Steven Wilson's latest SOTA 5.1ch master of Tears For Fears - Tipping Point measures DR13. It's all up to the mastering engineer.

Talos2000's picture

I still have my original vinyl copy of Takin' My Time, what an album that is .... :)

Brown Sound's picture

This was an excellent interview and article, so thank you very much. Her outing of Warner Brothers for their early 90's cash grab, by releasing poorly mastered versions of her first nine albums was also awesome. Great read.

MT_Guy723's picture

This was a great article, and it's making me dig my Bonnie Raitt collection on both vinyl and CD out to appreciate again. I've been buying remasters for many of those early CDs I picked up in the digital frenzy of the time (mostly over lack of hiss when playing). Newer remasters mostly sound really, really good these days given the technological improvements in remastering and playback - D/A converters particularly.

Bonnie's new album does not rock out really. It's got a sad pall over it, and the lack of low mid and bass in the overall sound doesn't help.
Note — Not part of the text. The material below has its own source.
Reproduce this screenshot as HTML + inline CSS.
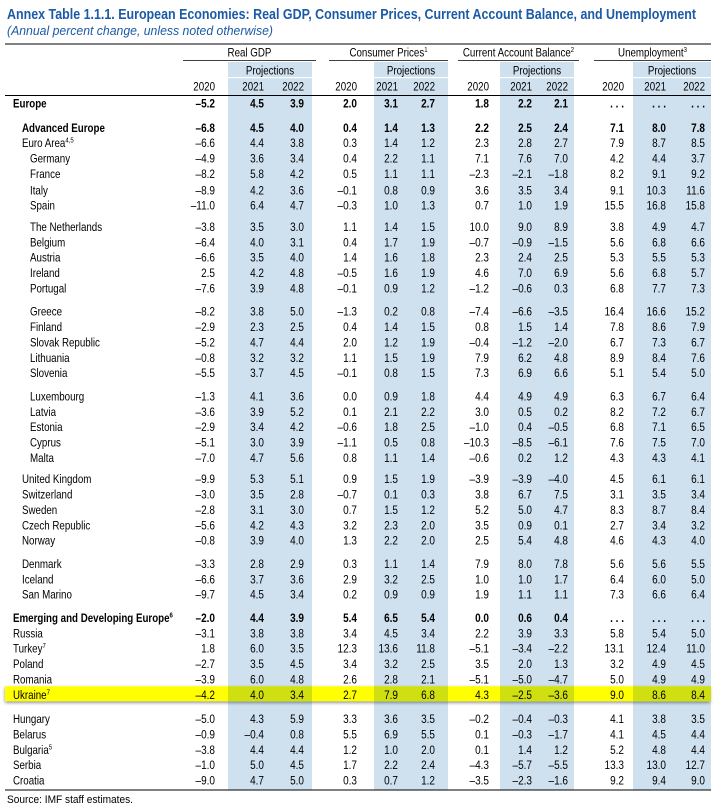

It makes me want to bang my head on the cement.

Now think of B.B. King as he approached the end of his recording career. Still rocking out? Check. Solid 'low end' coming from the rhythm section? Check. Sizzling guitar over the top of the mix? Check.

Technically from a musicianship standpoint - singing and playing - there is nothing wrong with Bonnie's album. To me, where the rubber is not meeting the road is in the mix. This is not a Blues record although the lyrics have a great deal of sadness to them: it is a Pop record. And that is sad.

I hark back to Rod Stewart and the Faces... and then the Rod Stewart of the Hot Legs era... and I want to vomit. While this album isn't that far gone, those songs examined in the article make me lonesome for the Bonnie of yore. I hope that for her next outing she loses the studio sweetening and gets back to a raw, 'rehearsal room' kind of sound... you know - when the bass isn't right, you feel it. My proposed title: Badass Blues Guitar from Bonnie Raitt & Friends.

Lastly, Thank you, Ms. Raitt, for not giving up when it sure would have been an easier road to travel. Because of that, we have lots of juice from your heyday that puts big smiles on our faces... and that's one hell of a legacy.